Seven study participants (one intervention student and six comparison students) had used the
Fast ForWord® Basics product before participating in the study. Results for a subsample of 93
students in the Springfield City School District were also reported in a separate manuscript (Scientific
Learning Corporation, 2005d) and can be viewed in Appendix D.1.
All students in the Fast ForWord® group used the Fast ForWord® to Reading 1 product, a
computer-based product designed using first-grade curriculum standards. The Fast ForWord®
to Reading 1 protocol called for students to use the product for 48 minutes a day, 5 days a
week, for 8–12 weeks. Students were pulled out of class to use the program in a computer
lab, where two paraprofessionals monitored the students but did not assist with the content
except to give instructions.
Students in the comparison group took part in the regular school curriculum.
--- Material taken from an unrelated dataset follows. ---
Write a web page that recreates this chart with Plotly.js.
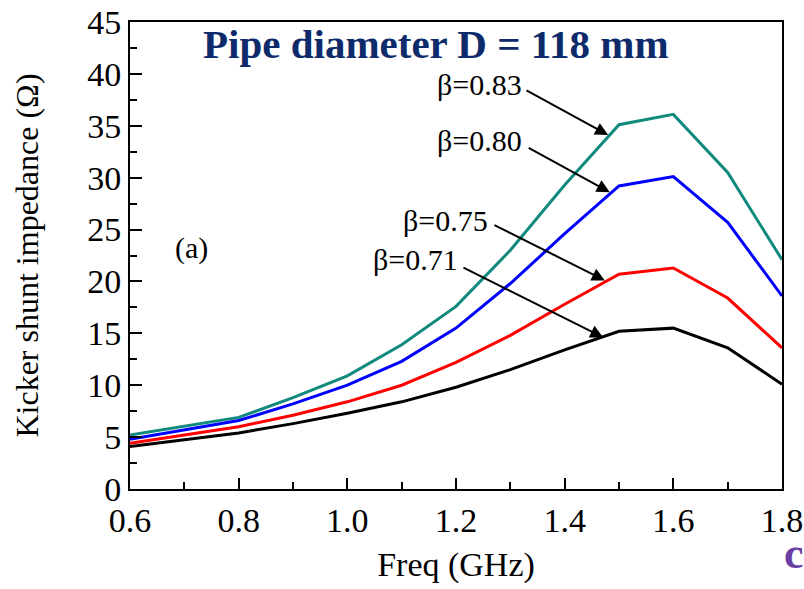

The Phonological Awareness and Letter-Sounds subtests of the Early Elementary version
of the TOPA were used for both the pretest and posttest. For a more detailed description of
these outcome measures, see Appendix B.
Support for implementation
Teachers and the paraprofessionals who were monitoring the computer labs were given background
information on how phonemic awareness and the acoustic properties of speech can
impact development of language and reading skills. They were also trained to implement the
program, including approaches for using Progress Tracker, the program’s reporting system, to
monitor student performance. Teachers were also trained to assess potential participants for
the study and to assess student outcomes.